DIRECTIONS: Copy each line that contains the string "this".

TASK INPUT:
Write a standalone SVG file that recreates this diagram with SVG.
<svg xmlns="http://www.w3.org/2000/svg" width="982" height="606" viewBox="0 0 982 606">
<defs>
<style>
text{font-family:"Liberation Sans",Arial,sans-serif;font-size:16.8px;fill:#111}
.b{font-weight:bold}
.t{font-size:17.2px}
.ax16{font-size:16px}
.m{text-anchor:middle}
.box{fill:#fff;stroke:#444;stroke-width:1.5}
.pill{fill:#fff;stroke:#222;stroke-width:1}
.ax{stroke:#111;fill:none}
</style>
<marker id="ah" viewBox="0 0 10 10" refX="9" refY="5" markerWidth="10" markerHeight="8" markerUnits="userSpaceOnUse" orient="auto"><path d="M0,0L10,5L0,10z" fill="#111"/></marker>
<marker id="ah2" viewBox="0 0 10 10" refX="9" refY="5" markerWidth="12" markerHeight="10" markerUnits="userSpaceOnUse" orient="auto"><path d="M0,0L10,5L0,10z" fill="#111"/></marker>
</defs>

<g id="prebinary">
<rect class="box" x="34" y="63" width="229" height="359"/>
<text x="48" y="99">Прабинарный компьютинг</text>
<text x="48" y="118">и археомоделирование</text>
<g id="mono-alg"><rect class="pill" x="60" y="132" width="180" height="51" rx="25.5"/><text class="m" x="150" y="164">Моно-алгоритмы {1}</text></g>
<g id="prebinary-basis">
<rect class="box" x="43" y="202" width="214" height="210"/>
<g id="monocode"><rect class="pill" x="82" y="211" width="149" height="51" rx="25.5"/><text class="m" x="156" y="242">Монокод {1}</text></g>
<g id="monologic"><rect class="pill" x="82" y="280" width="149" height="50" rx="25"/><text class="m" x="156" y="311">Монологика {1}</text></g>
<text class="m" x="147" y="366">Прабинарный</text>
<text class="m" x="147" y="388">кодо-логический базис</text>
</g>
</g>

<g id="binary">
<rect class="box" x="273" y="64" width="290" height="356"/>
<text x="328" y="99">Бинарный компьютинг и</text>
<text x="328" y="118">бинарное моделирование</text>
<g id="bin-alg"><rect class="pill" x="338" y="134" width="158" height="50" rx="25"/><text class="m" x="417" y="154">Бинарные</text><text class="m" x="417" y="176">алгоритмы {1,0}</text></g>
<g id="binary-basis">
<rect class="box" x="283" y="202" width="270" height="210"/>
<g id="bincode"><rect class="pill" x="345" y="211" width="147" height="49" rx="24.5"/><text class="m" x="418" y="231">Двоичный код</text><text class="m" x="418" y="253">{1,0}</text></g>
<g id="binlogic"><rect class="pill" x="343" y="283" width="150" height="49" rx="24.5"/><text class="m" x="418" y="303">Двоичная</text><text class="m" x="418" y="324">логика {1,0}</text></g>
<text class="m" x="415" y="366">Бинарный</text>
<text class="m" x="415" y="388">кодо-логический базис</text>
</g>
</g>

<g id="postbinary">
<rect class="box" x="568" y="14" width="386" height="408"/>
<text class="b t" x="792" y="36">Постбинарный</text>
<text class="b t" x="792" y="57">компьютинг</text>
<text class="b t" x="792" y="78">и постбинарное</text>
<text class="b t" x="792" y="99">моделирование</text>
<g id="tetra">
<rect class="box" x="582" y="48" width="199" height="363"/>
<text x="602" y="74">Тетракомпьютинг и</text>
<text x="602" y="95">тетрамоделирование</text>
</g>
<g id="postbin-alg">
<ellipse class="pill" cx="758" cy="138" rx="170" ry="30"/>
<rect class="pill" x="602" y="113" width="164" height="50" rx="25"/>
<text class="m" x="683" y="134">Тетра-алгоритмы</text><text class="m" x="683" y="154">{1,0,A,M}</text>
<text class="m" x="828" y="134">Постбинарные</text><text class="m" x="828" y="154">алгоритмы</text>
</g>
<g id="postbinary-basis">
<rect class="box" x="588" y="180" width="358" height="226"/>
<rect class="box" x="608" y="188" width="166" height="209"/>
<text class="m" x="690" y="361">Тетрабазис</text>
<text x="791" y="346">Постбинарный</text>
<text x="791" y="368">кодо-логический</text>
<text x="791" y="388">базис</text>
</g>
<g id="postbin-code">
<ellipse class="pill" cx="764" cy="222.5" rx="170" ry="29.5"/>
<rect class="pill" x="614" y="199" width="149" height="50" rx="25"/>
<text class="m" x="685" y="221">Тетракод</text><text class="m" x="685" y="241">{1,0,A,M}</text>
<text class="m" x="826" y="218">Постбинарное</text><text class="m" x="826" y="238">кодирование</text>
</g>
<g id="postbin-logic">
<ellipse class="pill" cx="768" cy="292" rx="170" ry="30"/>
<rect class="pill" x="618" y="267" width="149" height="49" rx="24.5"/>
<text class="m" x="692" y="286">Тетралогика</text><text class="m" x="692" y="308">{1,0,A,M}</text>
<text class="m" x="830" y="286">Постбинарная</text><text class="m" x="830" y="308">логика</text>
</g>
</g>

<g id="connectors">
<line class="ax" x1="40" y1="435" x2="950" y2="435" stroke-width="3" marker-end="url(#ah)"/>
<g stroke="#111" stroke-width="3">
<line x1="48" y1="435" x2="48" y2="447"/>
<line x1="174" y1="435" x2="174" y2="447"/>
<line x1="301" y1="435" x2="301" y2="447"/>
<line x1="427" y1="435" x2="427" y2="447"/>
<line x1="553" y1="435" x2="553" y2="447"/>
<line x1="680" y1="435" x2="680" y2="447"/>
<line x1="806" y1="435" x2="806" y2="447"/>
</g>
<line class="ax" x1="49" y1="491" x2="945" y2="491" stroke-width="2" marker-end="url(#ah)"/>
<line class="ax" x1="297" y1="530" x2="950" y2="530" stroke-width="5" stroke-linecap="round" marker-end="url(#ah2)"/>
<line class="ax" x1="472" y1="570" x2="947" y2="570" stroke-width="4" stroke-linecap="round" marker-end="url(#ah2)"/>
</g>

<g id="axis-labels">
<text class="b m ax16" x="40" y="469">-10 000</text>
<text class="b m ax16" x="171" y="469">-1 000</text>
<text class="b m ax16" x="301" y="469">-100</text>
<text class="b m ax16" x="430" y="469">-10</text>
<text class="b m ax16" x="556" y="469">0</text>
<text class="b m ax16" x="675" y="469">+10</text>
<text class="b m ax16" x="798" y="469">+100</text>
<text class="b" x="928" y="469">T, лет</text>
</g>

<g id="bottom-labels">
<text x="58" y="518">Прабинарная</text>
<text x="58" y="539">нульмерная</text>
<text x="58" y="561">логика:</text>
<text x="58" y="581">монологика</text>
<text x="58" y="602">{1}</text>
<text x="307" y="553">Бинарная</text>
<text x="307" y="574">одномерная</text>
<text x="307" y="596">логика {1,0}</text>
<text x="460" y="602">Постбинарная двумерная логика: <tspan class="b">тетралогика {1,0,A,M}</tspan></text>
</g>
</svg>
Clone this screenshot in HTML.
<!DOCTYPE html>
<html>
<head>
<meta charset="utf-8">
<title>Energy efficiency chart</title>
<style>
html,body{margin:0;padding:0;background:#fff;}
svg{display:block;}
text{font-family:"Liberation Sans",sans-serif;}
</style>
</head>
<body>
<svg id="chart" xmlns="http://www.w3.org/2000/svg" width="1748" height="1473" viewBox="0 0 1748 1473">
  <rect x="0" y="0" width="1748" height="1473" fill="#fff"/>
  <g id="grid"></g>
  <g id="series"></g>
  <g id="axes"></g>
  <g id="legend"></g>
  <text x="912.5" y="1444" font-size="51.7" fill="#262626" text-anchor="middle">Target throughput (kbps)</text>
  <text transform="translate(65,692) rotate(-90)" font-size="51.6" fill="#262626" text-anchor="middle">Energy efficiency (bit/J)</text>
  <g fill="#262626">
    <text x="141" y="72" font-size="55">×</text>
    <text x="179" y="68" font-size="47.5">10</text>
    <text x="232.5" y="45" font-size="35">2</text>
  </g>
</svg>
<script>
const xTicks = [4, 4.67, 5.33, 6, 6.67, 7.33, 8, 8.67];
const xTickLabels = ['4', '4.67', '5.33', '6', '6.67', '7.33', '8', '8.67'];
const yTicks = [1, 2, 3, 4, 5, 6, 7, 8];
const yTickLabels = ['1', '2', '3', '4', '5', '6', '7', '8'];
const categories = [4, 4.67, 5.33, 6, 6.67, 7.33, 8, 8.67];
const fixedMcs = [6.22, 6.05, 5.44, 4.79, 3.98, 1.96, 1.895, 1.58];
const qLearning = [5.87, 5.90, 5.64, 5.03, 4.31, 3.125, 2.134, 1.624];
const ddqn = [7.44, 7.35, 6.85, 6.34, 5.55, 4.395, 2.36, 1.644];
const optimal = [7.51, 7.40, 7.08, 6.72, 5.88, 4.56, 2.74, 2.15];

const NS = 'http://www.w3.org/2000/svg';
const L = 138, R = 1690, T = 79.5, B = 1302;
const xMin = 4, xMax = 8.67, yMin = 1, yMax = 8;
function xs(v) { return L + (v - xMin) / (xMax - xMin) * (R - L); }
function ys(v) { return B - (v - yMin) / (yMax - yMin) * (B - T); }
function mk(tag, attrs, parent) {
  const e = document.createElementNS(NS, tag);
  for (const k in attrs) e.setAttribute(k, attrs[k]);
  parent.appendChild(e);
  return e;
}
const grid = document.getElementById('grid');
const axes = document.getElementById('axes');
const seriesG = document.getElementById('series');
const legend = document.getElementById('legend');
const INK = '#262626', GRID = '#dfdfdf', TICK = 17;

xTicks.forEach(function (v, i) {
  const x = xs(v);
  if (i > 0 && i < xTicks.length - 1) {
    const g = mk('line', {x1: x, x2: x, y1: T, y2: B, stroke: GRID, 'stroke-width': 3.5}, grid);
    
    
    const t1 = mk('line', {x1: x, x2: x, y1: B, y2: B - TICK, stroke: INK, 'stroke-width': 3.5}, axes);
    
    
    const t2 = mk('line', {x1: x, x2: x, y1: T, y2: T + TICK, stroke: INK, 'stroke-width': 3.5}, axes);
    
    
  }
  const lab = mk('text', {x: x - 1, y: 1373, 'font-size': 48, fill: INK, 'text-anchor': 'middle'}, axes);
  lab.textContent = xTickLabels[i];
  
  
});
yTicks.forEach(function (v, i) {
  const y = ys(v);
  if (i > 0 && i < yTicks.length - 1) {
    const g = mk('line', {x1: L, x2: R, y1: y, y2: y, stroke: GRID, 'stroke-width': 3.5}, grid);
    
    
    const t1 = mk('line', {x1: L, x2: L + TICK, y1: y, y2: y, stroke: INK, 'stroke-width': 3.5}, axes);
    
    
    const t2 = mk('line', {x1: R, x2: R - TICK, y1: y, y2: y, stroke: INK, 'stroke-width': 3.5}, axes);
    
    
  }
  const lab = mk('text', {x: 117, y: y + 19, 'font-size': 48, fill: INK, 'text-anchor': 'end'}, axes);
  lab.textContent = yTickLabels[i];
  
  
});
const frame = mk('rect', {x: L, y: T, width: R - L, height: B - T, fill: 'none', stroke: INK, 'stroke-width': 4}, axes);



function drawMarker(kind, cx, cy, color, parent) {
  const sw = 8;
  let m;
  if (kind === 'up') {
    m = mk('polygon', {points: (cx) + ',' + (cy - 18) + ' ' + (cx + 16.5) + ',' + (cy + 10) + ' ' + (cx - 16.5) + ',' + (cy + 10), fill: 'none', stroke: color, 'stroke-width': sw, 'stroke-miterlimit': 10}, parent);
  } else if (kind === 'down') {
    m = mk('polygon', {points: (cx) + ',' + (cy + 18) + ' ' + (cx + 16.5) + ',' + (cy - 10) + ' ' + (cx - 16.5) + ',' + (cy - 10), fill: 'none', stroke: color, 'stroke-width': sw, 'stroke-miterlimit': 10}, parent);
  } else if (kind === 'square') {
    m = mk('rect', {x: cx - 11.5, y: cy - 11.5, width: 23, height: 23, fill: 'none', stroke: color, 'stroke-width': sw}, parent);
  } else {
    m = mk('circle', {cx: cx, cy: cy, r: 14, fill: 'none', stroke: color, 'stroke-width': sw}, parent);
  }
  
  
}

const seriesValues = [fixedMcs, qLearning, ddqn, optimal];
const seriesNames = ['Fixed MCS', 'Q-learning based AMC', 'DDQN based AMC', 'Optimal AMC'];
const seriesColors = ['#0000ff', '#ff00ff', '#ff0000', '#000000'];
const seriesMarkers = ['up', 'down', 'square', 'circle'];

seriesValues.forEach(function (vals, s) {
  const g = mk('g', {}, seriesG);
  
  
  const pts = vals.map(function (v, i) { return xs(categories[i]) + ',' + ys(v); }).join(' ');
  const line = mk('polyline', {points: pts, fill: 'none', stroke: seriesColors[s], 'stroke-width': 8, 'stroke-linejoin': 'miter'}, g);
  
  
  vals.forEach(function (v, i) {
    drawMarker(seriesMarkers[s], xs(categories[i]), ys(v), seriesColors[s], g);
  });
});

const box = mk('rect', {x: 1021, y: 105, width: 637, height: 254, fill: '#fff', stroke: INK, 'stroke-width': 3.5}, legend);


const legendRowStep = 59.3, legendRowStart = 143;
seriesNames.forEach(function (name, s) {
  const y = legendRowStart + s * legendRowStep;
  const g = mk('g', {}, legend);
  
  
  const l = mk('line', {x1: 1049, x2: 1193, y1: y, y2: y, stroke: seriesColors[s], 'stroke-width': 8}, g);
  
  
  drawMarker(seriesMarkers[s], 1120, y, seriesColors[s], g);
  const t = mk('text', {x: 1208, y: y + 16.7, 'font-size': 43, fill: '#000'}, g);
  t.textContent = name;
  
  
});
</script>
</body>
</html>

THE COMPLETED TASK:
Write a standalone SVG file that recreates this diagram with SVG.
Clone this screenshot in HTML.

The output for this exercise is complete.